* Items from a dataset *
--- Begin ---

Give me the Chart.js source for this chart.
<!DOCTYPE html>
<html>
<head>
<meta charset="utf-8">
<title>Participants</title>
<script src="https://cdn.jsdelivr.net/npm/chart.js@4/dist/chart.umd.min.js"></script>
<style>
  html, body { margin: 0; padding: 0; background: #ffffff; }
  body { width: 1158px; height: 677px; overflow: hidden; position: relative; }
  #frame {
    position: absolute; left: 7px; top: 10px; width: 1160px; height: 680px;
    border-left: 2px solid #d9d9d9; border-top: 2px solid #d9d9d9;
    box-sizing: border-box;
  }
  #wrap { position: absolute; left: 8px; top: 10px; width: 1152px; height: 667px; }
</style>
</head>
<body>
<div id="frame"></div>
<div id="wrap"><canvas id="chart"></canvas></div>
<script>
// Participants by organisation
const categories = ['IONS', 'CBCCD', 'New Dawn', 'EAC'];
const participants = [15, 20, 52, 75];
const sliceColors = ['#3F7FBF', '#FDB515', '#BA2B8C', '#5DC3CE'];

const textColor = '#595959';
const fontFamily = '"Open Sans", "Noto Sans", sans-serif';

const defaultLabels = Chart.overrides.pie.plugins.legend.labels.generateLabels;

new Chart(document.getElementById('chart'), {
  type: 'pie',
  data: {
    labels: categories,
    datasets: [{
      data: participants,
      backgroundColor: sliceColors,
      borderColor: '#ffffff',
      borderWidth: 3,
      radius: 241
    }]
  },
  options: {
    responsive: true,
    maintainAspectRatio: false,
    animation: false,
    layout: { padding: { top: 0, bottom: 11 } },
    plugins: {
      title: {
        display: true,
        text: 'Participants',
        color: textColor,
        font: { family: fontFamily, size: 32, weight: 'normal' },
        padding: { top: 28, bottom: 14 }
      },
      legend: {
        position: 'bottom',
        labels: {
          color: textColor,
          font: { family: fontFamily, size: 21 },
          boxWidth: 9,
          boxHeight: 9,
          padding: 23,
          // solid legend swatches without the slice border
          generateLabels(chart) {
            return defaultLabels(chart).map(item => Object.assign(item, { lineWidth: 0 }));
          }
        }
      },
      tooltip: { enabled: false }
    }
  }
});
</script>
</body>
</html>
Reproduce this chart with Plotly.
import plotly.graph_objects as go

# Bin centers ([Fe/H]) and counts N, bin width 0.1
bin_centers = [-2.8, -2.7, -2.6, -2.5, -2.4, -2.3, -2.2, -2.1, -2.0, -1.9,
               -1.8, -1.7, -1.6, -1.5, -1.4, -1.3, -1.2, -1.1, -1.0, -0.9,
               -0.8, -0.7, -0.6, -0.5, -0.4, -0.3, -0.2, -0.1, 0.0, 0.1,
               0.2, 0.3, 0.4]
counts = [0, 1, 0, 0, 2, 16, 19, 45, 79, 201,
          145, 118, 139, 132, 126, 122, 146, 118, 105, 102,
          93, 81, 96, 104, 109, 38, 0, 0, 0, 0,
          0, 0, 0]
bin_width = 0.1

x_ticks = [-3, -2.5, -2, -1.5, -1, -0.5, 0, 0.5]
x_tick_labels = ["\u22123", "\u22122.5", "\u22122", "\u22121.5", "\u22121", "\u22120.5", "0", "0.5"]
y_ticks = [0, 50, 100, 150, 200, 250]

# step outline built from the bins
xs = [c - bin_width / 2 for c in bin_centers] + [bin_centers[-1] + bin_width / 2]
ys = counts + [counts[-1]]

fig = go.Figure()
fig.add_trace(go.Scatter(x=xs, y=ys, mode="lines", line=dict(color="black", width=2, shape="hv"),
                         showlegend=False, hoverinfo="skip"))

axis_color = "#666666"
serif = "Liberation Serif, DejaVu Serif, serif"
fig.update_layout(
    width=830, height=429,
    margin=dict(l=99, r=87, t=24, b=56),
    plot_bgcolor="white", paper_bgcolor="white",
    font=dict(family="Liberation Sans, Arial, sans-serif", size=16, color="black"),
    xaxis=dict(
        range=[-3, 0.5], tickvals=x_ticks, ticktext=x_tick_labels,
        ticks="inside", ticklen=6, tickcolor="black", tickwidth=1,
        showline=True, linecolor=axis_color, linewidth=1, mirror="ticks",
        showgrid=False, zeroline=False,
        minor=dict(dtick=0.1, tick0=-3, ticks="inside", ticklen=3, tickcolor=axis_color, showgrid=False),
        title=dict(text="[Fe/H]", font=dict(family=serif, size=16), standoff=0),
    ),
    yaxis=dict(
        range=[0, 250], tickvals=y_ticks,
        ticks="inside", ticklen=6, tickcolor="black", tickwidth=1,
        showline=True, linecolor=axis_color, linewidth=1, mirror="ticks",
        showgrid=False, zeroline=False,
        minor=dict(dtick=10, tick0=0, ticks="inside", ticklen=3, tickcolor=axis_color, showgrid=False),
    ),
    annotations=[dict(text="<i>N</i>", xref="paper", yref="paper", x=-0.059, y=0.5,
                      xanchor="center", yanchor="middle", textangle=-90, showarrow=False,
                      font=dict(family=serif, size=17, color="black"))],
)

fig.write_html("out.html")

--- End ---

* Task statement *
Each line of the listing should be echoed back exactly.

* Exercise result *
Give me the Chart.js source for this chart.
<!DOCTYPE html>
<html>
<head>
<meta charset="utf-8">
<title>Participants</title>
<script src="https://cdn.jsdelivr.net/npm/chart.js@4/dist/chart.umd.min.js"></script>
<style>
  html, body { margin: 0; padding: 0; background: #ffffff; }
  body { width: 1158px; height: 677px; overflow: hidden; position: relative; }
  #frame {
    position: absolute; left: 7px; top: 10px; width: 1160px; height: 680px;
    border-left: 2px solid #d9d9d9; border-top: 2px solid #d9d9d9;
    box-sizing: border-box;
  }
  #wrap { position: absolute; left: 8px; top: 10px; width: 1152px; height: 667px; }
</style>
</head>
<body>
<div id="frame"></div>
<div id="wrap"><canvas id="chart"></canvas></div>
<script>
// Participants by organisation
const categories = ['IONS', 'CBCCD', 'New Dawn', 'EAC'];
const participants = [15, 20, 52, 75];
const sliceColors = ['#3F7FBF', '#FDB515', '#BA2B8C', '#5DC3CE'];

const textColor = '#595959';
const fontFamily = '"Open Sans", "Noto Sans", sans-serif';

const defaultLabels = Chart.overrides.pie.plugins.legend.labels.generateLabels;

new Chart(document.getElementById('chart'), {
  type: 'pie',
  data: {
    labels: categories,
    datasets: [{
      data: participants,
      backgroundColor: sliceColors,
      borderColor: '#ffffff',
      borderWidth: 3,
      radius: 241
    }]
  },
  options: {
    responsive: true,
    maintainAspectRatio: false,
    animation: false,
    layout: { padding: { top: 0, bottom: 11 } },
    plugins: {
      title: {
        display: true,
        text: 'Participants',
        color: textColor,
        font: { family: fontFamily, size: 32, weight: 'normal' },
        padding: { top: 28, bottom: 14 }
      },
      legend: {
        position: 'bottom',
        labels: {
          color: textColor,
          font: { family: fontFamily, size: 21 },
          boxWidth: 9,
          boxHeight: 9,
          padding: 23,
          // solid legend swatches without the slice border
          generateLabels(chart) {
            return defaultLabels(chart).map(item => Object.assign(item, { lineWidth: 0 }));
          }
        }
      },
      tooltip: { enabled: false }
    }
  }
});
</script>
</body>
</html>
Reproduce this chart with Plotly.
import plotly.graph_objects as go

# Bin centers ([Fe/H]) and counts N, bin width 0.1
bin_centers = [-2.8, -2.7, -2.6, -2.5, -2.4, -2.3, -2.2, -2.1, -2.0, -1.9,
               -1.8, -1.7, -1.6, -1.5, -1.4, -1.3, -1.2, -1.1, -1.0, -0.9,
               -0.8, -0.7, -0.6, -0.5, -0.4, -0.3, -0.2, -0.1, 0.0, 0.1,
               0.2, 0.3, 0.4]
counts = [0, 1, 0, 0, 2, 16, 19, 45, 79, 201,
          145, 118, 139, 132, 126, 122, 146, 118, 105, 102,
          93, 81, 96, 104, 109, 38, 0, 0, 0, 0,
          0, 0, 0]
bin_width = 0.1

x_ticks = [-3, -2.5, -2, -1.5, -1, -0.5, 0, 0.5]
x_tick_labels = ["\u22123", "\u22122.5", "\u22122", "\u22121.5", "\u22121", "\u22120.5", "0", "0.5"]
y_ticks = [0, 50, 100, 150, 200, 250]

# step outline built from the bins
xs = [c - bin_width / 2 for c in bin_centers] + [bin_centers[-1] + bin_width / 2]
ys = counts + [counts[-1]]

fig = go.Figure()
fig.add_trace(go.Scatter(x=xs, y=ys, mode="lines", line=dict(color="black", width=2, shape="hv"),
                         showlegend=False, hoverinfo="skip"))

axis_color = "#666666"
serif = "Liberation Serif, DejaVu Serif, serif"
fig.update_layout(
    width=830, height=429,
    margin=dict(l=99, r=87, t=24, b=56),
    plot_bgcolor="white", paper_bgcolor="white",
    font=dict(family="Liberation Sans, Arial, sans-serif", size=16, color="black"),
    xaxis=dict(
        range=[-3, 0.5], tickvals=x_ticks, ticktext=x_tick_labels,
        ticks="inside", ticklen=6, tickcolor="black", tickwidth=1,
        showline=True, linecolor=axis_color, linewidth=1, mirror="ticks",
        showgrid=False, zeroline=False,
        minor=dict(dtick=0.1, tick0=-3, ticks="inside", ticklen=3, tickcolor=axis_color, showgrid=False),
        title=dict(text="[Fe/H]", font=dict(family=serif, size=16), standoff=0),
    ),
    yaxis=dict(
        range=[0, 250], tickvals=y_ticks,
        ticks="inside", ticklen=6, tickcolor="black", tickwidth=1,
        showline=True, linecolor=axis_color, linewidth=1, mirror="ticks",
        showgrid=False, zeroline=False,
        minor=dict(dtick=10, tick0=0, ticks="inside", ticklen=3, tickcolor=axis_color, showgrid=False),
    ),
    annotations=[dict(text="<i>N</i>", xref="paper", yref="paper", x=-0.059, y=0.5,
                      xanchor="center", yanchor="middle", textangle=-90, showarrow=False,
                      font=dict(family=serif, size=17, color="black"))],
)

fig.write_html("out.html")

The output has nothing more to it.